I admit I have always been sceptical of the place, all the crystals and shit. Back when I worked the festival circuit as a steward all those years ago, Glastonbury was the one I’d always skip, and although I’ve lived just a short bus drive away for more than a decade I’ve never felt the inclination to go.
But then – through some complex alchemy of rail repairs and the inability to think of an alternative – that is where we went.
The key is to leave the centre, with its shops full of crystals and wind-chimes, questionable displays of ‘ethnic’ clothes and accoutrements, King Arthur merchandise. The key is to get away from the strangely accented American who ‘can see the energy vortexes, although they are much smaller than [he] expected’.

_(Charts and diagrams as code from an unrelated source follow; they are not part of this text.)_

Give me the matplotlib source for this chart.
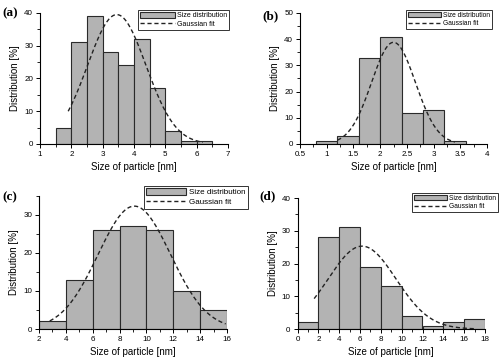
import numpy as np
import matplotlib
matplotlib.use("Agg")
import matplotlib.pyplot as plt
from matplotlib.ticker import MultipleLocator, FormatStrFormatter

plt.rcParams["font.family"] = ["Liberation Sans", "DejaVu Sans"]

# histogram bins (left edges), bin width and heights [%]
a_left = [1.5, 2.0, 2.5, 3.0, 3.5, 4.0, 4.5, 5.0, 5.5, 6.0]
a_width = 0.5
a_height = [5, 31, 39, 28, 24, 32, 17, 4, 1, 1]
a_fit = dict(amp=39.5, mu=3.45, sigma=0.935, x0=1.9, x1=6.2)

b_left = [0.8, 1.2, 1.6, 2.0, 2.4, 2.8, 3.2]
b_width = 0.4
b_height = [1, 3, 33, 41, 12, 13, 1]
b_fit = dict(amp=38.8, mu=2.25, sigma=0.41, x0=1.2, x1=3.4)

c_left = [2, 4, 6, 8, 10, 12, 14]
c_width = 2
c_height = [2, 13, 26, 27, 26, 10, 5]
c_fit = dict(amp=32.3, mu=9.1, sigma=2.7, x0=2.8, x1=15.9)

d_left = [0, 2, 4, 6, 8, 10, 12, 14, 16]
d_width = 2
d_height = [2, 28, 31, 19, 13, 4, 1, 2, 3]
d_fit = dict(amp=25.3, mu=6.2, sigma=3.25, x0=1.6, x1=17.0)

fig = plt.figure(figsize=(5, 3.6), dpi=100)

panels = [
    # tag, rect, left, width, heights, fit, xlim, xmaj, xmin, ylim, legend anchor, legend fs, tag pos
    ("(a)", [0.080, 0.600, 0.376, 0.364], a_left, a_width, a_height, a_fit,
     (1, 7), 1, 0.5, (0, 40), (1.005, 1.023), 5.0, (0.004, 0.963)),
    ("(b)", [0.600, 0.600, 0.374, 0.364], b_left, b_width, b_height, b_fit,
     (0.5, 4), 0.5, 0.25, (0, 50), (1.027, 1.023), 4.8, (0.524, 0.955)),
    ("(c)", [0.078, 0.086, 0.376, 0.370], c_left, c_width, c_height, c_fit,
     (2, 16), 2, 1, (0, 35), (1.11, 1.075), 5.8, (0.004, 0.452)),
    ("(d)", [0.595, 0.086, 0.375, 0.364], d_left, d_width, d_height, d_fit,
     (0, 18), 2, 1, (0, 40), (1.07, 1.04), 4.8, (0.518, 0.455)),
]

for tag, rect, left, width, height, fit, xlim, xmaj, xmin, ylim, anchor, lfs, tpos in panels:
    ax = fig.add_axes(rect)
    bars = ax.bar(left, height, width=width, align="edge", color="#b3b3b3",
                  edgecolor="#2a2a2a", linewidth=0.8)
    xs = np.linspace(fit["x0"], fit["x1"], 200)
    ys = fit["amp"] * np.exp(-(xs - fit["mu"]) ** 2 / (2 * fit["sigma"] ** 2))
    line, = ax.plot(xs, ys, color="#222222", linestyle=(0, (3, 2)), linewidth=1.0)
    ax.set_xlim(*xlim)
    ax.set_ylim(*ylim)
    ax.xaxis.set_major_locator(MultipleLocator(xmaj))
    ax.xaxis.set_minor_locator(MultipleLocator(xmin))
    ax.xaxis.set_major_formatter(FormatStrFormatter("%g"))
    ax.yaxis.set_major_locator(MultipleLocator(10))
    ax.yaxis.set_minor_locator(MultipleLocator(5))
    for s in ("top", "right"):
        ax.spines[s].set_visible(False)
    for s in ("left", "bottom"):
        ax.spines[s].set_linewidth(0.8)
    ax.tick_params(which="major", length=3, width=0.7, labelsize=5.8, pad=2)
    ax.tick_params(which="minor", length=2, width=0.6)
    ax.set_xlabel("Size of particle [nm]", fontsize=7, labelpad=3)
    ax.set_ylabel("Distribution [%]", fontsize=7, labelpad=3)
    leg = ax.legend([bars, line], ["Size distribution", "Gaussian fit"],
                    loc="upper right", bbox_to_anchor=anchor, fontsize=lfs,
                    handlelength=5, handleheight=0.9, fancybox=False,
                    framealpha=1, edgecolor="#333333", borderpad=0.3,
                    labelspacing=0.2, handletextpad=0.3, borderaxespad=0)
    leg.get_frame().set_linewidth(0.7)
    fig.text(tpos[0], tpos[1], tag, fontsize=9.5, fontweight="bold",
             family="Liberation Serif", va="center", ha="left")

fig.savefig("out.png", dpi=100)
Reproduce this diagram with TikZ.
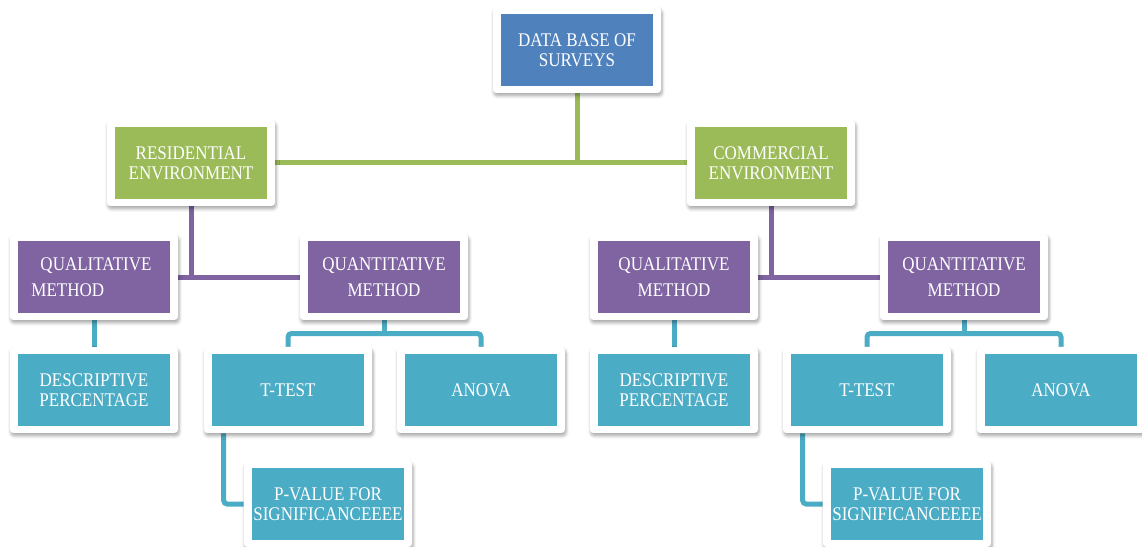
\documentclass[tikz,border=0pt]{standalone}
\usepackage{fontspec}
\setmainfont[FakeStretch=0.88]{Liberation Serif}
\usetikzlibrary{calc,backgrounds,shadows.blur}

\definecolor{dbblue}{HTML}{4F81BD}
\definecolor{envgreen}{HTML}{9BBB59}
\definecolor{methpurple}{HTML}{8064A2}
\definecolor{testteal}{HTML}{4BACC6}

\tikzset{
  box/.style={fill=white, rounded corners=2pt, inner sep=0pt,
    minimum width=3.36cm, minimum height=1.72cm,
    text=white, align=center, font=\fontsize{11}{11.2}\selectfont,
    blur shadow={shadow xshift=0.6pt, shadow yshift=-1.6pt,
      shadow blur steps=6, shadow opacity=35},
    path picture={\fill[#1, sharp corners]
      ([shift={(0.16cm,0.14cm)}]path picture bounding box.south west) rectangle
      ([shift={(-0.16cm,-0.14cm)}]path picture bounding box.north east);}},
  methodbox/.style={box=methpurple, font=\fontsize{11}{15}\selectfont},
  link/.style={line width=0.1cm, draw=#1}
}

\begin{document}
\begin{tikzpicture}[x=0.02cm, y=-0.02cm]

\useasboundingbox (0,0) rectangle (1142,547);

\node [box=dbblue] (db) at (577,50) {DATA BASE OF\\SURVEYS};

\node [box=envgreen] (res) at (191,163) {RESIDENTIAL\\ENVIRONMENT};
\node [box=envgreen] (com) at (771,163) {COMMERCIAL\\ENVIRONMENT};

\node [methodbox, align=left] (qlL) at (94,277) {\hspace*{0.18cm}QUALITATIVE\hspace*{0.1cm}\\METHOD};
\node [methodbox] (qnL) at (384,277) {QUANTITATIVE\\METHOD};
\node [methodbox] (qlR) at (674,277) {QUALITATIVE\\METHOD};
\node [methodbox] (qnR) at (964,277) {QUANTITATIVE\\METHOD};

\node [box=testteal] (dsL) at (94,390) {DESCRIPTIVE\\PERCENTAGE};
\node [box=testteal] (ttL) at (288,390) {T-TEST};
\node [box=testteal] (anL) at (481,390) {ANOVA};
\node [box=testteal] (dsR) at (674,390) {DESCRIPTIVE\\PERCENTAGE};
\node [box=testteal] (ttR) at (867,390) {T-TEST};
\node [box=testteal] (anR) at (1061,390) {ANOVA};

\node [box=testteal] (pvL) at (328,504) {P-VALUE FOR\\SIGNIFICANCEEEE};
\node [box=testteal] (pvR) at (907,504) {P-VALUE FOR\\SIGNIFICANCEEEE};

\coordinate (jL) at ($(qnL.south)!0.5!(qnL.south |- ttL.north)$);
\coordinate (jR) at ($(qnR.south)!0.5!(qnR.south |- ttR.north)$);

\begin{scope}[on background layer]
\draw [link=envgreen] (db) -- (db |- res);
\draw [link=envgreen] (res) -- (com);

\draw [link=methpurple] (res) -- (res |- qlL);
\draw [link=methpurple] (qlL) -- (qnL);
\draw [link=methpurple] (com) -- (com |- qlR);
\draw [link=methpurple] (qlR) -- (qnR);

\draw [link=testteal] (qlL) -- (dsL);
\draw [link=testteal] (qnL) -- (jL);
\draw [link=testteal, rounded corners=2pt] (ttL) |- (jL) -| (anL);
\draw [link=testteal, rounded corners=2pt] ([xshift=0.4cm]ttL.south west) |- (pvL);

\draw [link=testteal] (qlR) -- (dsR);
\draw [link=testteal] (qnR) -- (jR);
\draw [link=testteal, rounded corners=2pt] (ttR) |- (jR) -| (anR);
\draw [link=testteal, rounded corners=2pt] ([xshift=0.4cm]ttR.south west) |- (pvR);
\end{scope}

\end{tikzpicture}
\end{document}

Be gracious – permit him the uglier plural form of ‘vortex’ – and move on!
It is out beyond the town, away from the commercialisation and tourism, that you really begin to sense what it is that draws so many people.
There is some inexplicable energy or power about the place.
You can feel it in the air.
Down there, among the huddled boxes that cower, their backs turned to the grim periphery of builders’ yards and struggling industrial parks, in pathetic denial,
their UPVC conservatories lolling like pallid dry tongues, too enervated even to lap sustenance from the perpetual drizzle that fills the air.
Down there, cowering in the scant shelter their Tesco and their Wickes can offer from the louring sky, empty now of gods.
Down there, gnawing on chicken bones behind their KFC and then casting them in a desperate cleromancy.
Down there, in their antiseptic hostelries, practicing their antic anomie, their idiot sex magick.
Down there, where they dream of a different world.
Down there, among the detritus of their strange rituals…
…their fevered incantations…
…their sacrifices…
Down there, among their baubles, their pitiable comforts…
…there is something terrifying and unerring.
Some scurfish divinity.
Some tawdry pleroma.
Some filthy backwash of the sublime.